Hot on the heels of the region’s flourishing arts scene, activity in the Middle East’s contemporary design arena is turning heads on a global scale. Nowhere is this more evident than in the outpouring of creativity from Lebanon, with brands such as Sarah’s Bag and Nadine Kanso fast becoming household names.
Within central Beirut, Saifi Village (also known as Le Quartier des Arts) is home to furniture and home accessories designers such as Bokja and Nada Debs and features a branch of the popular Artisans du Liban collective. Here, individuals such as graphic designer Rana Salam and product and furniture designer Karen Chekerdjian celebrate the region’s rich cultural heritage, while boutiques such as Orient 499 showcase contemporary twists on traditional design.
Visitors to the inaugural Design Days Dubai event, which took place earlier in March as an offshoot of contemporary art fair Art Dubai, were able to witness the Lebanese design dynamic for themselves. Here, alongside international design galleries and a dedicated Emirati section, two galleries from Beirut presented their work. Carwan Gallery and SMO Gallery both participated in the fair with the former showing works by Emirati designer Khalid Shafar, alongside new creations by Karen Chekerdjian.
“Lebanon has a solid understanding of craft,” explains Design Days Dubai Fair Director Cyril Zammit. “The Lebanese also have an understanding of the concept of ‘vintage’, due to their strong relationship with Europe. This creates a society that understands classic styles but at the same time wishes to move ahead and leap forward with new creativity.”

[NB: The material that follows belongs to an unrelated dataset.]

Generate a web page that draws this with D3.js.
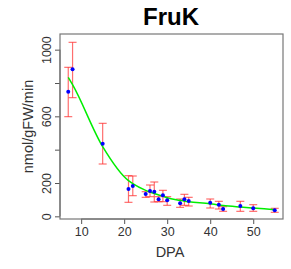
<!DOCTYPE html>
<meta charset="utf-8">
<style>
    body { margin: 0; background: #fff; }
    text { font-family: "Liberation Sans", Arial, sans-serif; }
</style>
<script src="https://d3js.org/d3.v7.min.js"></script>
<svg id="chart" width="291" height="269"></svg>
<script>

// data
var dpa   = [7, 8, 15, 21, 22, 25, 26, 27, 28, 29, 30, 33, 34, 35, 40, 42, 43, 47, 50, 55];
var mean  = [748, 882, 436, 164, 182, 134, 152, 148, 102, 126, 96, 78, 102, 92, 82, 70, 44, 62, 48, 36];
var upper = [894, 1044, 558, 244, 242, 148, 188, 206, 118, 156, 118, 104, 132, 114, 104, 90, 58, 90, 70, 48];
var lower = [598, 712, 314, 84, 124, 114, 118, 86, 88, 88, 66, 54, 66, 62, 50, 44, 30, 30, 30, 24];
var fit   = [834, 790, 418, 214, 196, 156, 146, 137, 128, 121, 112, 96, 91, 87, 76, 68, 65, 56, 50, 40];
var xTicks = [10, 20, 30, 40, 50];
var yTicks = [0, 200, 400, 600, 800, 1000];
var yLabels = [0, 200, 600, 1000];

var svg = d3.select("#chart");
var pLeft = 60, pRight = 283, pTop = 34, pBottom = 219;

var x = d3.scaleLinear().domain([5.08, 56.92]).range([pLeft, pRight]);
var y = d3.scaleLinear().domain([-16, 1094]).range([pBottom, pTop]);

// title
svg.append("text")
    .attr("x", 171).attr("y", 25)
    .attr("text-anchor", "middle")
    .style("font-size", "24px").style("font-weight", "bold")
    .text("FruK");

// x axis
var xAxis = svg.append("g")
    .attr("transform", "translate(0," + pBottom + ")")
    .call(d3.axisBottom(x).tickValues(xTicks).tickSize(5).tickPadding(3));
xAxis.selectAll("text").style("font-size", "12.5px").attr("fill", "#333");
xAxis.select(".domain").attr("d", "M" + x(10) + ",0H" + x(50));

// y axis
var yAxis = svg.append("g")
    .attr("transform", "translate(" + pLeft + ",0)")
    .call(d3.axisLeft(y).tickValues(yTicks).tickSize(5)
        .tickFormat(function(d) { return yLabels.indexOf(d) >= 0 ? d : ""; }));
yAxis.select(".domain").attr("d", "M0," + y(0) + "V" + y(1000));
yAxis.selectAll(".tick text")
    .style("font-size", "12.5px").attr("fill", "#333")
    .attr("text-anchor", "middle")
    .attr("x", null).attr("dy", null)
    .attr("transform", "translate(-9,0) rotate(-90)");

svg.selectAll(".domain").attr("stroke", "#555");
svg.selectAll(".tick line").attr("stroke", "#555");

// box
svg.append("rect")
    .attr("x", pLeft).attr("y", pTop)
    .attr("width", pRight - pLeft).attr("height", pBottom - pTop)
    .attr("fill", "none").attr("stroke", "#777").attr("stroke-width", 1.2);

// axis titles
svg.append("text")
    .attr("x", 170).attr("y", 257)
    .attr("text-anchor", "middle")
    .style("font-size", "14.5px").attr("fill", "#333")
    .text("DPA");
svg.append("text")
    .attr("transform", "translate(33," + ((pTop + pBottom) / 2) + ") rotate(-90)")
    .attr("text-anchor", "middle")
    .style("font-size", "14.5px").attr("fill", "#333")
    .text("nmol/gFW/min");

var idx = d3.range(dpa.length);

// error bars
var eb = svg.append("g")
    .attr("stroke", "#ff3030").attr("stroke-opacity", 0.7).attr("stroke-width", 1.2);
eb.selectAll(".v").data(idx).enter().append("line")
    .attr("x1", function(i) { return x(dpa[i]); })
    .attr("x2", function(i) { return x(dpa[i]); })
    .attr("y1", function(i) { return y(upper[i]); })
    .attr("y2", function(i) { return y(lower[i]); });
eb.selectAll(".t").data(idx).enter().append("line")
    .attr("x1", function(i) { return x(dpa[i]) - 4; })
    .attr("x2", function(i) { return x(dpa[i]) + 4; })
    .attr("y1", function(i) { return y(upper[i]); })
    .attr("y2", function(i) { return y(upper[i]); });
eb.selectAll(".b").data(idx).enter().append("line")
    .attr("x1", function(i) { return x(dpa[i]) - 4; })
    .attr("x2", function(i) { return x(dpa[i]) + 4; })
    .attr("y1", function(i) { return y(lower[i]); })
    .attr("y2", function(i) { return y(lower[i]); });

// fitted curve
var line = d3.line()
    .curve(d3.curveMonotoneX)
    .x(function(i) { return x(dpa[i]); })
    .y(function(i) { return y(fit[i]); });
svg.append("path")
    .datum(idx)
    .attr("d", line)
    .attr("fill", "none").attr("stroke", "#00ee00").attr("stroke-width", 1.5);

// points
svg.selectAll(".pt").data(idx).enter().append("circle")
    .attr("cx", function(i) { return x(dpa[i]); })
    .attr("cy", function(i) { return y(mean[i]); })
    .attr("r", 2)
    .attr("fill", "#0000ff");

</script>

This sense of fusion, influenced by the mixture of the diverse communities that exist within Lebanon, plays a key role in Beirut’s creative vibrancy. So too, does the history of conflict. “Through conflict, there comes a sense of questioning,” says Nada Debs, who is a patron of Design Days Dubai, and will head two mentoring sessions for young designers during the fair. “Through questioning comes creativity.”
It is a sentiment echoed by Nadim Karam, who explains that “instability prevents people from getting comfortable; it forces them to question more”.
Legacy of conflict
Creativity there certainly is, in abundance, in part due to the influx of people who have been returning to Beirut in recent years. “You could say war played a role in the youth of Lebanon striving to be the best they could be, express themselves and unleash their passion for creativity,” says Sarah Beydoun, founder of Sarah’s Bag, a company which melds design and social responsibility with a rehabilitation programme for women prisoners who make the brand’s handbags. “The war pushed many out of Lebanon, where studying abroad gave them exposure to different styles and influences.”
Of course, it would be facile to attribute the city’s creativity solely to the legacy of conflict. Award-winning Lebanese photographer and designer Nadine Kanso concurs: “I don’t think all designers from Lebanon are inspired by the conflict or the war. There are designers with visions and a contemporary take on things,” she stresses. “They have taken elements from our history and modified them.” This is particularly evident in Kanso’s own work, the creations of Debs, whose minimalist furniture incorporates traditional Arabic mother-of-pearl inlay, and Chekerdjian, who works closely with local craftsmen to create new twists on traditional metalwork.
For many, succeeding as Lebanese designers has also brought about a two-fold challenge – firstly, to be taken seriously as creators of high-quality goods, and secondly, finding the resources within Lebanon to achieve large-scale design projects. “When Sarah Nahouli and I first started Sarah’s Bag, it was a challenge for us to market ourselves as ‘Proudly made in Lebanon’ as people back then didn’t think very highly of local production. We worked hard to maintain quality and set a standard in craftwork,” recalls Beydoun.
The second issue then, that of design resources, is also changing, and the Lebanese traditional arts and crafts industry is witnessing a revival. “When I returned to Beirut from Milan 11 years ago, people didn’t know what an industrial designer was,” laughs Chekerdjian. “They would ask me if I was an engineer building machines!” The reason for this, despite a rich tradition of woodworking and artisanal crafts, is that Lebanon is only just beginning to see the emergence of dedicated design manufacturing outlets.
Lebanon, despite its many years of war and strife, is indeed witnessing a renaissance, and it is its very resilience that has led to such a deluge of creativity. “Many of the young Lebanese generation of designers are returning to Beirut with strong ideas to experiment with,” says Karam. “Beirut is known for being a phoenix. Every time it burns, it comes back with a new vigour.”